Now with another AFC West squad, the running back said if he could go back in time, he'd handle the situation differently.
"I probably would come back," Gordon said Friday on a conference call. "Just because my legacy of what I'm trying to do as a player and the mark that I'm trying to leave. Obviously, those are games I can't get back. I started out slow and being able to catch my stride toward the end of the season, but then it's too late. I would say more so for my legacy and what I can do for a career as a player more so than anything else."
Aside from the slow start to the season, Gordon said he felt a different vibe once he did return to the Chargers last season.
"I mean it was tough but, I definitely felt like I ruined some relationships," he said. "It's all part of it. Obviously, you try your best to kind of put that aside and go out there and still give it your all. That's what I tried to do. At times it definitely was difficult. You kind of felt some tension. Well, I kind of felt some tension walking around, but I just tried my best to keep a smile on my face and just show up for work every day. Like I said it was difficult and challenging, but I got through. Obviously, I can't take back what I did. What I did was done. And now I'm here."
Not signing the deal on the table with L.A. last season, which NFL Network Insider Ian Rapoport reported was around $10 million per year, Gordon also cost himself some money, at least in the short term. The Broncos signed Gordon to a two-year, $16 million contract with $13.5 million guaranteed.
After averaging just 3.8 yards per carry for 612 yards, and 42 catches for 296 yards last season, Gordon has a chip on his shoulder heading to Denver. The RB is set out to prove he can still be a difference-maker.
"Oh, it's huge. I just feel like a lot of people just doubt my talent as a back," Gordon said of the chip on his shoulder. "Just during the holdout, a lot of people were saying, 'Oh, he's an average back, he's not this, he's not that.' Just this year, people are like, 'Well, he's not the back that he was.' No one takes into account that I didn't have my center, or I didn't have my left tackle and that we had guys that were hurt and just in and out. And I didn't have really my starting linemen. My best linemen, I didn't have. No one cares about that, and nor should they.
"But some players they give that excuse for. Some players they give them an excuse, 'Well, they didn't have their line, but he's still a great player.' Then you have some players that are in my position where they don't care if you have a good line, or if your line is hurt or not. You're not what you are. You're an average player.
"To me, I'm going to take that and I'm going to use it as fuel, because I know what type of player I am, and I want to show that. I want to show that, and I am going to show that. I'm going to show everybody that I'm better than just average."
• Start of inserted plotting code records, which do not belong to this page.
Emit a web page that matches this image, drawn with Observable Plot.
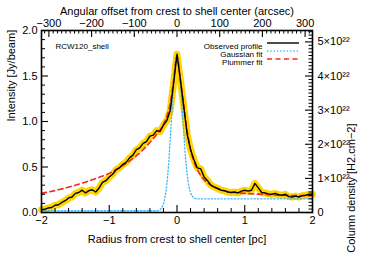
<!DOCTYPE html>
<html><head><meta charset="utf-8">
<script src="https://cdn.jsdelivr.net/npm/d3@7"></script>
<script src="https://cdn.jsdelivr.net/npm/@observablehq/plot@0.6"></script>
<style>body{margin:0;background:#fff}</style>
</head><body><div id="chart"></div>
<script>
// Observed profile (radius in pc, intensity in Jy/beam)
const radius = [-2.00,-1.95,-1.90,-1.85,-1.80,-1.75,-1.70,-1.65,-1.60,-1.55,-1.50,-1.45,-1.40,-1.35,-1.30,-1.25,-1.20,-1.15,-1.10,-1.05,-1.00,-0.95,-0.90,-0.85,-0.80,-0.75,-0.70,-0.65,-0.60,-0.55,-0.50,-0.45,-0.40,-0.35,-0.30,-0.25,-0.20,-0.15,-0.10,-0.05,0.00,0.05,0.10,0.15,0.20,0.25,0.30,0.35,0.40,0.45,0.50,0.55,0.60,0.65,0.70,0.75,0.80,0.85,0.90,0.95,1.00,1.05,1.10,1.15,1.20,1.25,1.30,1.35,1.40,1.45,1.50,1.55,1.60,1.65,1.70,1.75,1.80,1.85,1.90,1.95,2.00];
const observed = [0.03,0.035,0.05,0.055,0.08,0.085,0.11,0.13,0.16,0.17,0.21,0.22,0.245,0.215,0.24,0.25,0.225,0.27,0.33,0.35,0.39,0.42,0.47,0.49,0.53,0.55,0.60,0.63,0.69,0.71,0.76,0.78,0.84,0.85,0.90,0.89,0.96,1.01,1.12,1.42,1.74,1.46,1.16,0.86,0.69,0.58,0.49,0.48,0.39,0.35,0.30,0.28,0.265,0.245,0.24,0.225,0.22,0.225,0.215,0.235,0.245,0.235,0.245,0.32,0.27,0.22,0.215,0.205,0.20,0.21,0.195,0.19,0.20,0.175,0.17,0.18,0.17,0.185,0.19,0.20,0.20];

// Gaussian fit
const gaussR = [-2.0,-0.30,-0.25,-0.20,-0.175,-0.15,-0.125,-0.10,-0.075,-0.05,-0.025,0.0,0.025,0.05,0.075,0.10,0.125,0.15,0.175,0.20,0.225,0.25,0.30,2.0];
const gaussI = [0.02,0.02,0.033,0.095,0.176,0.31,0.52,0.80,1.11,1.42,1.64,1.72,1.64,1.44,1.16,0.87,0.61,0.42,0.29,0.22,0.18,0.16,0.15,0.15];

// Plummer fit
const plumR = [-2.0,-1.75,-1.5,-1.25,-1.0,-0.75,-0.5,-0.4,-0.3,-0.2,-0.1,-0.05,0.0,0.05,0.1,0.15,0.2,0.25,0.3,0.4,0.5,0.6,0.75,1.0,1.25,1.5,2.0];
const plumI = [0.21,0.25,0.30,0.36,0.43,0.54,0.69,0.77,0.86,0.97,1.2,1.45,1.72,1.45,1.17,0.9,0.70,0.56,0.47,0.36,0.30,0.26,0.23,0.21,0.20,0.19,0.185];

// Axis ticks
const xMajor = [-2,-1,0,1,2];
const xMinor = [-1.8,-1.6,-1.4,-1.2,-0.8,-0.6,-0.4,-0.2,0.2,0.4,0.6,0.8,1.2,1.4,1.6,1.8];
const yMajor = [0,0.5,1.0,1.5,2.0];
const yMinor = [0.1,0.2,0.3,0.4,0.6,0.7,0.8,0.9,1.1,1.2,1.3,1.4,1.6,1.7,1.8,1.9];
const arcMajor = [-300,-200,-100,0,100,200,300];
const arcMinor = [-310,-290,-280,-270,-260,-250,-240,-230,-220,-210,-190,-180,-170,-160,-150,-140,-130,-120,-110,-90,-80,-70,-60,-50,-40,-30,-20,-10,10,20,30,40,50,60,70,80,90,110,120,130,140,150,160,170,180,190,210,220,230,240,250,260,270,280,290,310];
const cdMajor = [0,1,2,3,4,5];
const cdLabels = ["0","1×10²²","2×10²²","3×10²²","4×10²²","5×10²²"];
const cdMinor = [0.1,0.2,0.3,0.4,0.5,0.6,0.7,0.8,0.9,1.1,1.2,1.3,1.4,1.5,1.6,1.7,1.8,1.9,2.1,2.2,2.3,2.4,2.5,2.6,2.7,2.8,2.9,3.1,3.2,3.3,3.4,3.5,3.6,3.7,3.8,3.9,4.1,4.2,4.3,4.4,4.5,4.6,4.7,4.8,4.9,5.1,5.2,5.3];

const arcsecPerPc = 158.65;   // 1.3 kpc distance
const cdPerJy = 2.667;        // 10^22 cm^-2 per Jy/beam

const legendNames = ["Observed profile","Gaussian fit","Plummer fit"];
const legendStyles = [
  {stroke: "#000", dash: null, w: 1.4},
  {stroke: "#3db8ff", dash: "1.3,2", w: 1.3},
  {stroke: "#ff2424", dash: "5,3.5", w: 1.6}
];

const obs = radius.map((r,i)=>({r, v: observed[i]}));
const gau = gaussR.map((r,i)=>({r, v: gaussI[i]}));
const plu = plumR.map((r,i)=>({r, v: plumI[i]}));

const W = 369, H = 253, mL = 41, mR = 57, mT = 30, mB = 41;
const pw = W - mL - mR, ph = H - mT - mB;
const font = "Liberation Sans, Arial, sans-serif";

const chart = Plot.plot({
  width: W, height: H,
  marginLeft: mL, marginRight: mR, marginTop: mT, marginBottom: mB,
  x: {domain: [-2, 2], axis: null},
  y: {domain: [0, 2], axis: null},
  style: {fontFamily: font, fontSize: "11px", background: "#fff", color: "#000", overflow: "visible"},
  marks: [
    // yellow error band
    Plot.lineY(obs, {x: "r", y: "v", stroke: "#ffd500", strokeWidth: 7, strokeLinejoin: "round", strokeLinecap: "round"}),
    Plot.lineY(gau, {x: "r", y: "v", stroke: "#3db8ff", strokeWidth: 1.3, strokeDasharray: "1.3,2", curve: "monotone-x"}),
    Plot.lineY(plu, {x: "r", y: "v", stroke: "#ff2424", strokeWidth: 1.6, strokeDasharray: "5,3.5", curve: "monotone-x"}),
    Plot.lineY(obs, {x: "r", y: "v", stroke: "#000", strokeWidth: 1.4, strokeLinejoin: "round"}),
    // frame
    Plot.frame({stroke: "#000", strokeWidth: 1.6}),
    // bottom ticks
    Plot.tickX(xMajor, {x: d => d, insetTop: ph - 7, stroke: "#000", strokeWidth: 1.1}),
    Plot.tickX(xMinor, {x: d => d, insetTop: ph - 4, stroke: "#000", strokeWidth: 1}),
    // top ticks (arcsec)
    Plot.tickX(arcMajor, {x: d => d / arcsecPerPc, insetBottom: ph - 7, stroke: "#000", strokeWidth: 1.1}),
    Plot.tickX(arcMinor, {x: d => d / arcsecPerPc, insetBottom: ph - 3.5, stroke: "#000", strokeWidth: 1}),
    // left ticks
    Plot.tickY(yMajor, {y: d => d, insetRight: pw - 7, stroke: "#000", strokeWidth: 1.1}),
    Plot.tickY(yMinor, {y: d => d, insetRight: pw - 4, stroke: "#000", strokeWidth: 1}),
    // right ticks (column density)
    Plot.tickY(cdMajor, {y: d => d / cdPerJy, insetLeft: pw - 7, stroke: "#000", strokeWidth: 1.1}),
    Plot.tickY(cdMinor, {y: d => d / cdPerJy, insetLeft: pw - 3.5, stroke: "#000", strokeWidth: 1}),
    // tick labels
    Plot.text(xMajor, {x: d => d, frameAnchor: "bottom", dy: 11, text: d => String(d).replace("-", "−"), fontSize: 11}),
    Plot.text(yMajor, {y: d => d, frameAnchor: "left", dx: -4, textAnchor: "end", text: d => d.toFixed(1), fontSize: 11}),
    Plot.text(arcMajor, {x: d => d / arcsecPerPc, frameAnchor: "top", dy: -11, text: d => String(d).replace("-", "−"), fontSize: 11}),
    Plot.text(cdMajor, {y: d => d / cdPerJy, frameAnchor: "right", dx: 5, textAnchor: "start", text: (d, i) => cdLabels[i], fontSize: 11}),
    // axis titles
    Plot.text(["Radius from crest to shell center [pc]"], {frameAnchor: "bottom", dy: 30, fontSize: 11}),
    Plot.text(["Angular offset from crest to shell center (arcsec)"], {frameAnchor: "top", dy: -23, fontSize: 11}),
    Plot.text(["Intensity [Jy/beam]"], {frameAnchor: "left", dx: -30, rotate: -90, fontSize: 11}),
    Plot.text(["Column density [H2.cm−2]"], {frameAnchor: "right", dx: 39, dy: 2, rotate: -90, fontSize: 11}),
    // annotation
    Plot.text(["RCW120_shell"], {frameAnchor: "top-left", dx: 14, dy: 13, textAnchor: "start", fontSize: 8}),
    // legend labels
    ...legendNames.map((name, i) =>
      Plot.text([name], {frameAnchor: "top-right", dx: -50, dy: 13 + i * 8, textAnchor: "end", fontSize: 8}))
  ]
});

document.getElementById("chart").append(chart);

// legend line samples, next to each label
{
  const svg = d3.select(chart);
  legendNames.forEach((name, i) => {
    const x = W - mR - 45, y = mT + 13 + i * 8;
    svg.append("line").attr("x1", x).attr("x2", x + 32).attr("y1", y).attr("y2", y)
      .attr("stroke", legendStyles[i].stroke).attr("stroke-width", legendStyles[i].w)
      .attr("stroke-dasharray", legendStyles[i].dash);
  });
}
</script>
</body></html>
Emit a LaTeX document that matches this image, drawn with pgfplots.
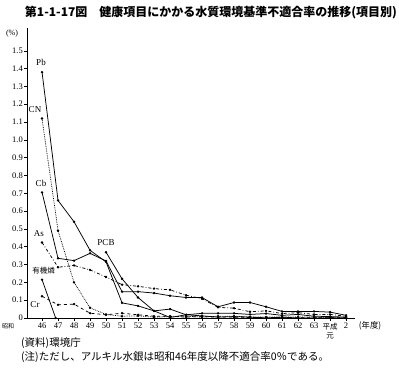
\documentclass[border=0pt]{standalone}
\usepackage{fontspec}
\setmainfont{Liberation Serif}
\newfontfamily\jp{Noto Sans CJK JP}
\usepackage{pgfplots}
\pgfplotsset{compat=1.18}
\begin{document}
\begin{tikzpicture}[x=1pt,y=1pt]
\path[use as bounding box] (0,0) rectangle (399,369);
\begin{axis}[
 at={(27pt,51pt)}, anchor=south west, scale only axis,
 width=328pt, height=290pt,
 xmin=-0.94, xmax=19.56, ymin=0, ymax=1.628,
 axis x line=bottom, axis y line=left,
 axis line style={-, line width=0.6pt},
 xtick={0,1,2,3,4,5,6,7,8,9,10,11,12,13,14,15,16,17,18,19},
 xticklabels={46,47,48,49,50,51,52,53,54,55,56,57,58,59,60,61,62,63,{{\jp\fontsize{7.5}{8.5}\selectfont 平成}\\{\jp\fontsize{7.5}{8.5}\selectfont 元}},2},
 xticklabel style={font=\fontsize{8.5}{9}\selectfont, align=center, anchor=north, inner sep=1pt, yshift=-1pt},
 ytick={0,0.1,0.2,0.3,0.4,0.5,0.6,0.7,0.8,0.9,1.0,1.1,1.2,1.3,1.4,1.5},
 yticklabels={0,0.1,0.2,0.3,0.4,0.5,0.6,0.7,0.8,0.9,1.0,1.1,1.2,1.3,1.4,1.5},
 yticklabel style={font=\fontsize{8.5}{9}\selectfont, inner sep=1pt},
 tick align=outside, major tick length=3pt,
 tick style={black, line width=0.5pt},
 clip=false,
 every axis plot/.append style={black, line width=0.75pt, mark=*, mark size=0.8pt, mark options={solid, fill=black}},
]
% Pb
\addplot[solid] coordinates {(0,1.38)(1,0.66)(2,0.54)(3,0.38)(4,0.315)(5,0.085)(6,0.068)(7,0.04)(8,0.05)(9,0.018)(10,0.026)(11,0.026)(12,0.026)(13,0.02)(14,0.025)(15,0.015)(16,0.02)(17,0.01)(18,0.008)(19,0.005)};
% CN
\addplot[densely dotted] coordinates {(0,1.12)(1,0.49)(2,0.2)(3,0.057)(4,0.02)(5,0.01)(6,0.012)(7,0.005)(8,0.008)(9,0.01)(10,0.005)(11,0.01)(12,0.01)(13,0.005)(14,0.005)(15,0.005)(16,0.005)(17,0.005)(18,0.003)(19,0)};
% Cb
\addplot[solid] coordinates {(0,0.705)(1,0.335)(2,0.322)(3,0.363)(4,0.32)(5,0.148)(6,0.148)(7,0.14)(8,0.125)(9,0.115)(10,0.115)(11,0.063)(12,0.087)(13,0.087)(14,0.063)(15,0.037)(16,0.037)(17,0.037)(18,0.033)(19,0.015)};
% As
\addplot[dash dot] coordinates {(0,0.424)(1,0.285)(2,0.295)(3,0.27)(4,0.23)(5,0.187)(6,0.178)(7,0.165)(8,0.158)(9,0.128)(10,0.108)(11,0.06)(12,0.055)(13,0.035)(14,0.04)(15,0.025)(16,0.03)(17,0.02)(18,0.02)(19,0.01)};
% organophosphorus
\addplot[solid] coordinates {(0,0.215)(0.85,0)};
% Cr
\addplot[dashed] coordinates {(0,0.122)(1,0.074)(2,0.078)(3,0.027)(4,0.018)(5,0.027)(6,0.018)(7,0.01)(8,0.01)(9,0.005)(10,0.008)(11,0.005)(12,0.005)(13,0.003)(14,0.003)(15,0.002)(16,0.002)(17,0.002)(18,0.002)(19,0.002)};
% PCB
\addplot[solid] coordinates {(4,0.369)(5,0.22)(6,0.115)(7,0.04)(8,0.003)(9,0.018)(10,0.012)(11,0.005)(12,0.008)(13,0.005)(14,0)(15,0.005)(16,0)(17,0)(18,0)(19,0)};
\end{axis}
\node[font=\jp\bfseries\fontsize{12}{14}\selectfont] at (211,356) {第1-1-17図　健康項目にかかる水質環境基準不適合率の推移(項目別)};
\node[font=\fontsize{8}{9}\selectfont] at (12,335) {(\%)};
\node[font=\jp\fontsize{8.3}{9}\selectfont] at (370,43) {(年度)};
\node[font=\jp\fontsize{6}{7}\selectfont] at (8,43) {昭和};
\node[font=\fontsize{9}{10}\selectfont] at (41,307) {Pb};
\node[font=\fontsize{9}{10}\selectfont] at (35,259) {CN};
\node[font=\fontsize{9}{10}\selectfont] at (41,185.7) {Cb};
\node[font=\fontsize{9}{10}\selectfont] at (39,135) {As};
\node[font=\jp\fontsize{7.5}{8}\selectfont] at (43.5,98.3) {有機燐};
\node[font=\fontsize{9}{10}\selectfont] at (35,64.7) {Cr};
\node[font=\fontsize{9}{10}\selectfont] at (106,126.3) {PCB};
\node[anchor=west, font=\jp\fontsize{10.5}{12}\selectfont, inner sep=0pt] at (21,26) {(資料)環境庁};
\node[anchor=west, font=\jp\fontsize{10.5}{12}\selectfont, inner sep=0pt] at (21,12) {(注)ただし、アルキル水銀は昭和46年度以降不適合率0％である。};
\end{tikzpicture}
\end{document}
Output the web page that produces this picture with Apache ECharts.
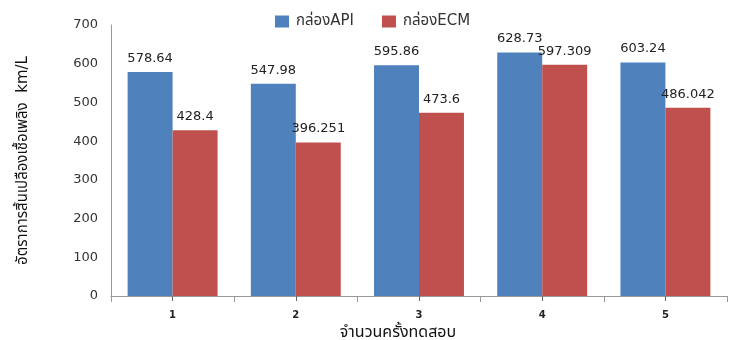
<!DOCTYPE html>
<html><head><meta charset="utf-8">
<script src="https://cdn.jsdelivr.net/npm/echarts@6/dist/echarts.min.js"></script>
<style>html,body{margin:0;padding:0;background:#fff}#c{width:737px;height:340px}</style>
</head><body><div id="c"></div>
<script>
var categories = ['1', '2', '3', '4', '5'];
var apiValues = [578.64, 547.98, 595.86, 628.73, 603.24];
var ecmValues = [428.4, 396.251, 473.6, 597.309, 486.042];
var seriesNames = ['กล่องAPI', 'กล่องECM'];
var yTitle = 'อัตราการสิ้นเปลืองเชื้อเพลิง  km/L';
var xTitle = 'จำนวนครั้งทดสอบ';

var FONT = '"DejaVu Sans", "Noto Sans", "Noto Sans Thai", sans-serif';
var chart = echarts.init(document.getElementById('c'));
var labelStyle = {show: true, position: 'top', distance: 7, color: '#222', fontSize: 13, fontFamily: FONT};
chart.setOption({
  animation: false,
  textStyle: {fontFamily: FONT},
  legend: {
    top: 9, left: 270, itemWidth: 14, itemHeight: 12, itemGap: 28, icon: 'rect',
    textStyle: {fontSize: 15, color: '#333', fontFamily: FONT, padding: [0, 0, 0, 2]},
    data: seriesNames
  },
  grid: {left: 111, right: 10, top: 25, bottom: 44, outerBoundsMode: 'none', containLabel: false},
  xAxis: [{
    type: 'category', data: categories,
    axisLine: {lineStyle: {color: '#999'}},
    axisTick: {show: true, length: 6, lineStyle: {color: '#999'}},
    axisLabel: {fontSize: 10, color: '#222', margin: 14, fontWeight: 'bold', fontFamily: FONT},
    name: xTitle, nameLocation: 'middle', nameGap: 24,
    nameTextStyle: {fontSize: 16, color: '#111', padding: [0, 42, 0, 0], fontFamily: FONT}
  }, {
    type: 'category', data: categories, position: 'bottom',
    axisLine: {show: false}, axisLabel: {show: false},
    axisTick: {show: true, alignWithLabel: true, length: 5, lineStyle: {color: '#666'}}
  }],
  yAxis: {
    type: 'value', min: 0, max: 700, interval: 100,
    axisLine: {show: true, lineStyle: {color: '#999'}},
    axisTick: {show: false},
    splitLine: {show: false},
    axisLabel: {fontSize: 13, color: '#333', margin: 13, fontFamily: FONT},
    name: yTitle, nameLocation: 'middle', nameGap: 80, nameRotate: 90,
    nameTextStyle: {fontSize: 15, color: '#111', fontFamily: FONT}
  },
  series: [
    {name: seriesNames[0], type: 'bar', data: apiValues, barGap: '0%', barCategoryGap: '27%',
     itemStyle: {color: '#4F81BD'}, label: labelStyle},
    {name: seriesNames[1], type: 'bar', data: ecmValues,
     itemStyle: {color: '#C0504D'}, label: labelStyle}
  ]
});
</script></body></html>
"With Lindsay, he's a great back. I've watched him up close, in person," Gordon said. "These past few days, I've been watching film on him as well just seeing how they open things up for him. ... I think we could be a great one-two punch. Me and Austin (Ekeler) kind of was that one-two punch, and I feel like we were one of the better tandems in the league. I just hope to continue that with Lindsay. I know people are wondering what is his position with getting carries and things like that? Right now, it's about winning football games and we'll worry about that later. We're just trying to both put the team in the best position to win football games and score points."
NFL Network's James Palmer reported that the Broncos signed Gordon to be the lead back, believing the dual-threat player works better in new offensive coordinator Pat Shurmur's scheme. Still, anyone betting against Lindsay playing a big role does so at his or her own peril.